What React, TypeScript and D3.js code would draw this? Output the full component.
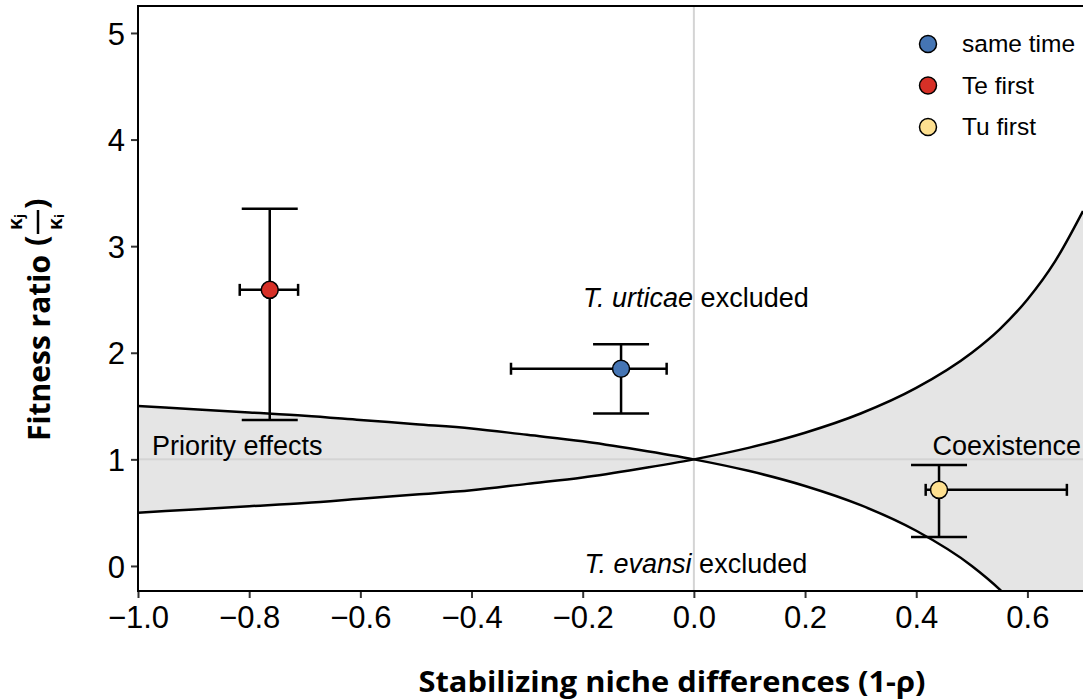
import { useEffect, useRef } from 'react';
import * as d3 from 'd3';

// boundary curves (x = 1-rho)
const boundaryX = [-1, -0.9, -0.8, -0.7, -0.6, -0.5, -0.4, -0.3, -0.2, -0.1, 0, 0.1, 0.2, 0.3, 0.4, 0.5, 0.55, 0.6, 0.65, 0.7];
const risingY = [0.5, 0.53, 0.56, 0.59, 0.63, 0.67, 0.71, 0.77, 0.83, 0.91, 1.0, 1.11, 1.25, 1.43, 1.67, 2.0, 2.22, 2.5, 2.86, 3.33];
const fallingY = [1.5, 1.47, 1.44, 1.41, 1.37, 1.33, 1.29, 1.23, 1.17, 1.09, 1.0, 0.89, 0.75, 0.57, 0.33, 0.0, -0.22, -0.5, -0.86, -1.33];

// treatments
const treatments = ['same time', 'Te first', 'Tu first'];
const colors = ['#4575b4', '#d73027', '#fee090'];
const niche = [-0.131, -0.763, 0.441];
const nicheLo = [-0.329, -0.817, 0.417];
const nicheHi = [-0.049, -0.712, 0.671];
const fitness = [1.85, 2.59, 0.714];
const fitnessLo = [1.43, 1.37, 0.272];
const fitnessHi = [2.08, 3.35, 0.948];

const xTicks = [-1.0, -0.8, -0.6, -0.4, -0.2, 0.0, 0.2, 0.4, 0.6];
const yTicks = [0, 1, 2, 3, 4, 5];

export default function App() {
  const svgRef = useRef<SVGSVGElement>(null);

  useEffect(() => {
    if (!svgRef.current) return;
    const svg = d3.select(svgRef.current);
    svg.selectAll('*').remove();

    const W = 1083, H = 700;
    const left = 138, right = 1083, top = 6, bottom = 591;
    svg.attr('width', W).attr('height', H);

    const x = d3.scaleLinear().domain([-1, 0.7]).range([left, right]);
    const y = d3.scaleLinear().domain([-0.235, 5.253]).range([bottom, top]);

    svg.append('defs').append('clipPath').attr('id', 'plot-clip')
      .append('rect').attr('x', left).attr('y', top)
      .attr('width', right - left).attr('height', bottom - top);

    const plot = svg.append('g').attr('clip-path', 'url(#plot-clip)');

    const pts = boundaryX.map((bx, i) => ({ x: bx, a: risingY[i], b: fallingY[i] }));

    // shaded regions between the two boundaries
    const area = d3.area<{ x: number; a: number; b: number }>()
      .x(d => x(d.x)).y0(d => y(d.a)).y1(d => y(d.b))
      .curve(d3.curveMonotoneX);
    plot.append('path').datum(pts).attr('d', area).attr('fill', '#e5e5e5');

    // reference lines
    plot.append('line')
      .attr('x1', x(0)).attr('x2', x(0)).attr('y1', top).attr('y2', bottom)
      .attr('stroke', '#d4d4d4').attr('stroke-width', 2);
    plot.append('line')
      .attr('x1', left).attr('x2', right).attr('y1', y(1)).attr('y2', y(1))
      .attr('stroke', '#d4d4d4').attr('stroke-width', 2);

    const lineA = d3.line<{ x: number; a: number; b: number }>()
      .x(d => x(d.x)).y(d => y(d.a)).curve(d3.curveMonotoneX);
    const lineB = d3.line<{ x: number; a: number; b: number }>()
      .x(d => x(d.x)).y(d => y(d.b)).curve(d3.curveMonotoneX);
    plot.append('path').datum(pts).attr('d', lineA)
      .attr('fill', 'none').attr('stroke', '#000').attr('stroke-width', 2.5);
    plot.append('path').datum(pts).attr('d', lineB)
      .attr('fill', 'none').attr('stroke', '#000').attr('stroke-width', 2.5);

    // annotations
    const annFont = '"Liberation Sans", Arial, Helvetica, sans-serif';
    const t1 = svg.append('text').attr('x', x(0) + 2).attr('y', 307)
      .attr('text-anchor', 'middle').attr('font-family', annFont).attr('font-size', 27);
    t1.append('tspan').attr('font-style', 'italic').text('T. urticae');
    t1.append('tspan').text(' excluded');
    const t2 = svg.append('text').attr('x', x(0) + 2).attr('y', 573)
      .attr('text-anchor', 'middle').attr('font-family', annFont).attr('font-size', 27);
    t2.append('tspan').attr('font-style', 'italic').text('T. evansi');
    t2.append('tspan').text(' excluded');
    svg.append('text').attr('x', 152).attr('y', 455)
      .attr('font-family', annFont).attr('font-size', 27).text('Priority effects');
    svg.append('text').attr('x', 1081).attr('y', 455).attr('text-anchor', 'end')
      .attr('font-family', annFont).attr('font-size', 27).text('Coexistence');

    // error bars and points
    const idx = d3.range(treatments.length);
    const eb = plot.append('g').attr('stroke', '#000').attr('stroke-width', 2.5);
    idx.forEach(i => {
      const cx = x(niche[i]), cy = y(fitness[i]);
      eb.append('line').attr('x1', cx).attr('x2', cx).attr('y1', y(fitnessLo[i])).attr('y2', y(fitnessHi[i]));
      eb.append('line').attr('x1', cx - 28).attr('x2', cx + 28).attr('y1', y(fitnessLo[i])).attr('y2', y(fitnessLo[i]));
      eb.append('line').attr('x1', cx - 28).attr('x2', cx + 28).attr('y1', y(fitnessHi[i])).attr('y2', y(fitnessHi[i]));
      eb.append('line').attr('x1', x(nicheLo[i])).attr('x2', x(nicheHi[i])).attr('y1', cy).attr('y2', cy);
      eb.append('line').attr('x1', x(nicheLo[i])).attr('x2', x(nicheLo[i])).attr('y1', cy - 6).attr('y2', cy + 6);
      eb.append('line').attr('x1', x(nicheHi[i])).attr('x2', x(nicheHi[i])).attr('y1', cy - 6).attr('y2', cy + 6);
    });
    plot.append('g').selectAll('circle').data(idx).join('circle')
      .attr('cx', i => x(niche[i])).attr('cy', i => y(fitness[i])).attr('r', 8.5)
      .attr('fill', i => colors[i]).attr('stroke', '#000').attr('stroke-width', 1.5);

    // axes
    const tickFont = '"Liberation Sans", Arial, Helvetica, sans-serif';
    const gx = svg.append('g').attr('transform', `translate(0,${bottom})`)
      .call(d3.axisBottom(x).tickValues(xTicks).tickSize(7).tickPadding(8)
        .tickFormat(d => d3.format('.1f')(d as number).replace('-', '\u2013')));
    gx.select('.domain').remove();
    gx.selectAll('.tick line').attr('stroke', '#333').attr('stroke-width', 2);
    gx.selectAll('.tick text').attr('font-family', tickFont).attr('font-size', 31).attr('fill', '#000');

    const gy = svg.append('g').attr('transform', `translate(${left},0)`)
      .call(d3.axisLeft(y).tickValues(yTicks).tickSize(7).tickPadding(6)
        .tickFormat(d => d3.format('d')(d as number)));
    gy.select('.domain').remove();
    gy.selectAll('.tick line').attr('stroke', '#333').attr('stroke-width', 2);
    gy.selectAll('.tick text').attr('font-family', tickFont).attr('font-size', 31)
      .attr('fill', '#000').attr('dy', '0.36em');

    // panel border
    svg.append('rect').attr('x', left).attr('y', top)
      .attr('width', right - left + 2).attr('height', bottom - top)
      .attr('fill', 'none').attr('stroke', '#000').attr('stroke-width', 2);

    // axis titles
    const titleFont = '"Open Sans", "Noto Sans", sans-serif';
    svg.append('text').attr('x', 672).attr('y', 692).attr('text-anchor', 'middle')
      .attr('font-family', titleFont).attr('font-weight', 700).attr('font-size', 29)
      .attr('textLength', 507).attr('lengthAdjust', 'spacingAndGlyphs')
      .text('Stabilizing niche differences (1-\u03c1)');

    const yt = svg.append('g').attr('transform', 'translate(50,441) rotate(-90)')
      .attr('font-family', titleFont).attr('font-weight', 700).attr('fill', '#000');
    yt.append('text').attr('x', 0).attr('y', 0).attr('font-size', 31)
      .attr('textLength', 186).attr('lengthAdjust', 'spacingAndGlyphs')
      .text('Fitness ratio');
    yt.append('text').attr('x', 195).attr('y', -3).attr('font-size', 31).text('(');
    yt.append('text').attr('x', 232).attr('y', -3).attr('font-size', 31).text(')');
    yt.append('line').attr('x1', 207).attr('x2', 231).attr('y1', -12).attr('y2', -12)
      .attr('stroke', '#000').attr('stroke-width', 2.5);
    const num = yt.append('text').attr('x', 219).attr('y', -28).attr('text-anchor', 'middle').attr('font-size', 19);
    num.append('tspan').text('\u03ba');
    num.append('tspan').attr('font-size', 13).attr('dy', 2).text('j');
    const den = yt.append('text').attr('x', 219).attr('y', 12).attr('text-anchor', 'middle').attr('font-size', 19);
    den.append('tspan').text('\u03ba');
    den.append('tspan').attr('font-size', 13).attr('dy', 2).text('i');

    // legend
    const lg = svg.append('g');
    idx.forEach(i => {
      const ly = 44 + i * 41.5;
      lg.append('circle').attr('cx', 928).attr('cy', ly).attr('r', 8.5)
        .attr('fill', colors[i]).attr('stroke', '#000').attr('stroke-width', 1.5);
      lg.append('text').attr('x', 962).attr('y', ly + 8)
        .attr('font-family', annFont).attr('font-size', 24.5).text(treatments[i]);
    });
  }, []);

  return (
    <svg ref={svgRef} style={{ position: 'absolute', left: 0, top: 0, background: '#fff' }} />
  );
}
★ ★ ★ ★
§ Requirement
Leave out any pictures, please, and quote only the lines from the top of the data through the line that contains "-0.5, -0.86, -1.33];".

§ Result for this task
What React, TypeScript and D3.js code would draw this? Output the full component.
import { useEffect, useRef } from 'react';
import * as d3 from 'd3';

// boundary curves (x = 1-rho)
const boundaryX = [-1, -0.9, -0.8, -0.7, -0.6, -0.5, -0.4, -0.3, -0.2, -0.1, 0, 0.1, 0.2, 0.3, 0.4, 0.5, 0.55, 0.6, 0.65, 0.7];
const risingY = [0.5, 0.53, 0.56, 0.59, 0.63, 0.67, 0.71, 0.77, 0.83, 0.91, 1.0, 1.11, 1.25, 1.43, 1.67, 2.0, 2.22, 2.5, 2.86, 3.33];
const fallingY = [1.5, 1.47, 1.44, 1.41, 1.37, 1.33, 1.29, 1.23, 1.17, 1.09, 1.0, 0.89, 0.75, 0.57, 0.33, 0.0, -0.22, -0.5, -0.86, -1.33];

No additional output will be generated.